## GOAL
Your task is to repeat all of the data exactly while excluding the pictures.

## EXTRACTED ENTRIES
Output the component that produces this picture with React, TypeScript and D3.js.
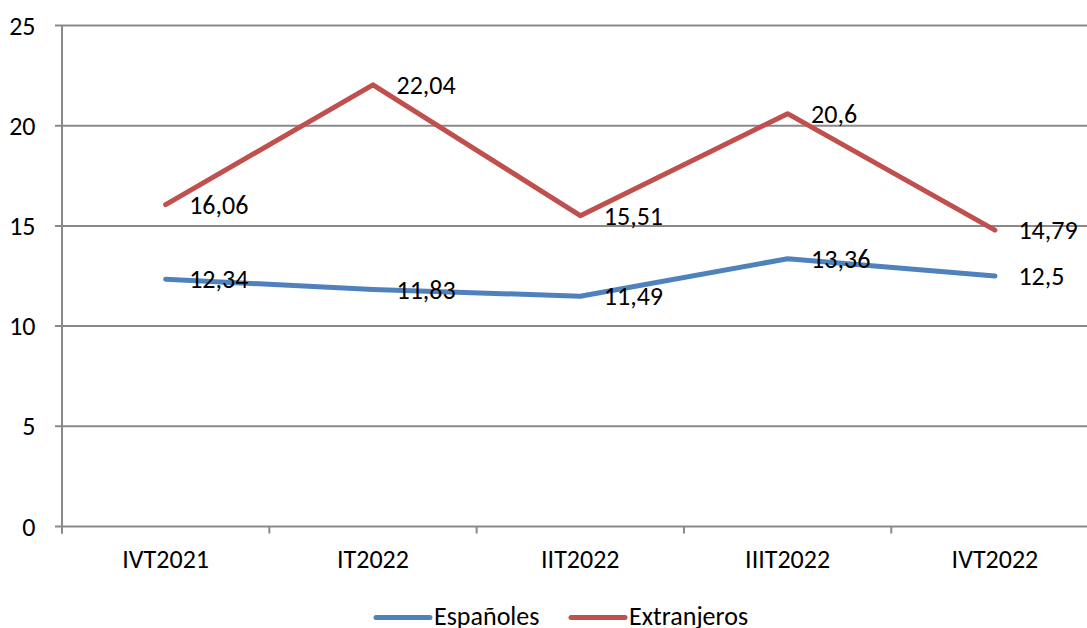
import React from "react";
import * as d3 from "d3";

const categories = ["IVT2021", "IT2022", "IIT2022", "IIIT2022", "IVT2022"];
const espanoles = [12.34, 11.83, 11.49, 13.36, 12.5];
const extranjeros = [16.06, 22.04, 15.51, 20.6, 14.79];
const yTicks = [0, 5, 10, 15, 20, 25];
const seriesNames = ["Españoles", "Extranjeros"];
const colors = ["#4F81BD", "#C0504D"];

const W = 1087;
const H = 628;
const left = 62;
const right = 1098.6;
const top = 25.5;
const bottom = 526.5;
const font = "Carlito, Calibri, Lato, 'Liberation Sans', Arial, sans-serif";
const fs = 26;

const fmt = (v: number) => String(v).replace(".", ",");

export default function App() {
  const x = d3.scaleBand<string>().domain(categories).range([left, right]);
  const y = d3.scaleLinear().domain([0, 25]).range([bottom, top]);
  const cx = (c: string) => (x(c) as number) + x.bandwidth() / 2;
  const line = d3
    .line<number>()
    .x((_, i) => cx(categories[i]))
    .y((d) => y(d));
  const series = [espanoles, extranjeros];
  const bands = [...categories.map((c) => x(c) as number), right];

  return (
    <svg
      width={W}
      height={H}
      style={{ position: "absolute", left: 0, top: 0, background: "#fff" }}
    >
      {yTicks.map((t) => (
        <g key={t}>
          <line x1={55} x2={right} y1={y(t)} y2={y(t)} stroke="#898989" strokeWidth={2} />
          <text
            x={35.5}
            y={y(t)}
            dy="0.35em"
            textAnchor="end"
            fontFamily={font}
            fontSize={fs}
            fill="#000"
          >
            {t}
          </text>
        </g>
      ))}
      <line x1={left} x2={left} y1={top} y2={bottom + 7} stroke="#898989" strokeWidth={2} />
      {bands.map((b, i) => (
        <line key={i} x1={b} x2={b} y1={bottom} y2={bottom + 7} stroke="#898989" strokeWidth={2} />
      ))}
      {categories.map((c) => (
        <text
          key={c}
          x={cx(c)}
          y={568}
          textAnchor="middle"
          fontFamily={font}
          fontSize={fs}
          fill="#000"
        >
          {c}
        </text>
      ))}
      {series.map((s, k) => (
        <path
          key={k}
          d={line(s) as string}
          fill="none"
          stroke={colors[k]}
          strokeWidth={5}
          strokeLinecap="round"
          strokeLinejoin="round"
        />
      ))}
      {series.map((s, k) =>
        s.map((v, i) => (
          <text
            key={`${k}-${i}`}
            x={cx(categories[i]) + 23.5}
            y={y(v)}
            dy="0.35em"
            fontFamily={font}
            fontSize={fs}
            fill="#000"
          >
            {fmt(v)}
          </text>
        ))
      )}
      {seriesNames.map((n, k) => {
        const lx = k === 0 ? 376 : 571;
        return (
          <g key={n}>
            <line
              x1={lx}
              x2={lx + 54}
              y1={617.5}
              y2={617.5}
              stroke={colors[k]}
              strokeWidth={5}
              strokeLinecap="round"
            />
            <text x={lx + 58} y={624.5} fontFamily={font} fontSize={fs} fill="#000">
              {n}
            </text>
          </g>
        );
      })}
    </svg>
  );
}
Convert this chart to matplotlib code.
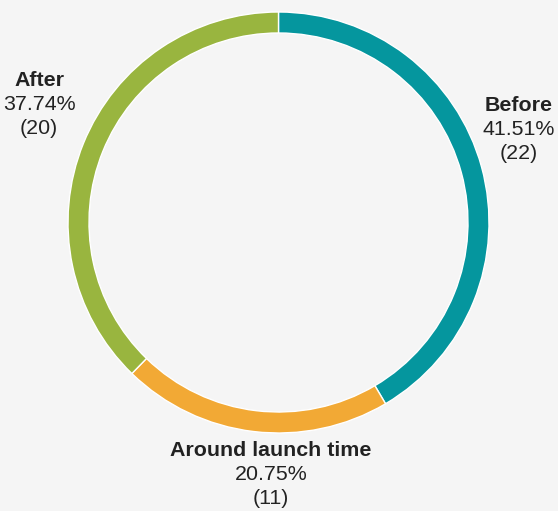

## RESPONSE BELOW
Output the component that produces this picture with React, TypeScript and D3.js.
import React from "react";
import * as d3 from "d3";

const categories = ["IVT2021", "IT2022", "IIT2022", "IIIT2022", "IVT2022"];
const espanoles = [12.34, 11.83, 11.49, 13.36, 12.5];
const extranjeros = [16.06, 22.04, 15.51, 20.6, 14.79];
const yTicks = [0, 5, 10, 15, 20, 25];
const seriesNames = ["Españoles", "Extranjeros"];
const colors = ["#4F81BD", "#C0504D"];

const W = 1087;
const H = 628;
const left = 62;
const right = 1098.6;
const top = 25.5;
const bottom = 526.5;
const font = "Carlito, Calibri, Lato, 'Liberation Sans', Arial, sans-serif";
const fs = 26;

const fmt = (v: number) => String(v).replace(".", ",");

export default function App() {
  const x = d3.scaleBand<string>().domain(categories).range([left, right]);
  const y = d3.scaleLinear().domain([0, 25]).range([bottom, top]);
  const cx = (c: string) => (x(c) as number) + x.bandwidth() / 2;
  const line = d3
    .line<number>()
    .x((_, i) => cx(categories[i]))
    .y((d) => y(d));
  const series = [espanoles, extranjeros];
  const bands = [...categories.map((c) => x(c) as number), right];

  return (
    <svg
      width={W}
      height={H}
      style={{ position: "absolute", left: 0, top: 0, background: "#fff" }}
    >
      {yTicks.map((t) => (
        <g key={t}>
          <line x1={55} x2={right} y1={y(t)} y2={y(t)} stroke="#898989" strokeWidth={2} />
          <text
            x={35.5}
            y={y(t)}
            dy="0.35em"
            textAnchor="end"
            fontFamily={font}
            fontSize={fs}
            fill="#000"
          >
            {t}
          </text>
        </g>
      ))}
      <line x1={left} x2={left} y1={top} y2={bottom + 7} stroke="#898989" strokeWidth={2} />
      {bands.map((b, i) => (
        <line key={i} x1={b} x2={b} y1={bottom} y2={bottom + 7} stroke="#898989" strokeWidth={2} />
      ))}
      {categories.map((c) => (
        <text
          key={c}
          x={cx(c)}
          y={568}
          textAnchor="middle"
          fontFamily={font}
          fontSize={fs}
          fill="#000"
        >
          {c}
        </text>
      ))}
      {series.map((s, k) => (
        <path
          key={k}
          d={line(s) as string}
          fill="none"
          stroke={colors[k]}
          strokeWidth={5}
          strokeLinecap="round"
          strokeLinejoin="round"
        />
      ))}
      {series.map((s, k) =>
        s.map((v, i) => (
          <text
            key={`${k}-${i}`}
            x={cx(categories[i]) + 23.5}
            y={y(v)}
            dy="0.35em"
            fontFamily={font}
            fontSize={fs}
            fill="#000"
          >
            {fmt(v)}
          </text>
        ))
      )}
      {seriesNames.map((n, k) => {
        const lx = k === 0 ? 376 : 571;
        return (
          <g key={n}>
            <line
              x1={lx}
              x2={lx + 54}
              y1={617.5}
              y2={617.5}
              stroke={colors[k]}
              strokeWidth={5}
              strokeLinecap="round"
            />
            <text x={lx + 58} y={624.5} fontFamily={font} fontSize={fs} fill="#000">
              {n}
            </text>
          </g>
        );
      })}
    </svg>
  );
}
Convert this chart to matplotlib code.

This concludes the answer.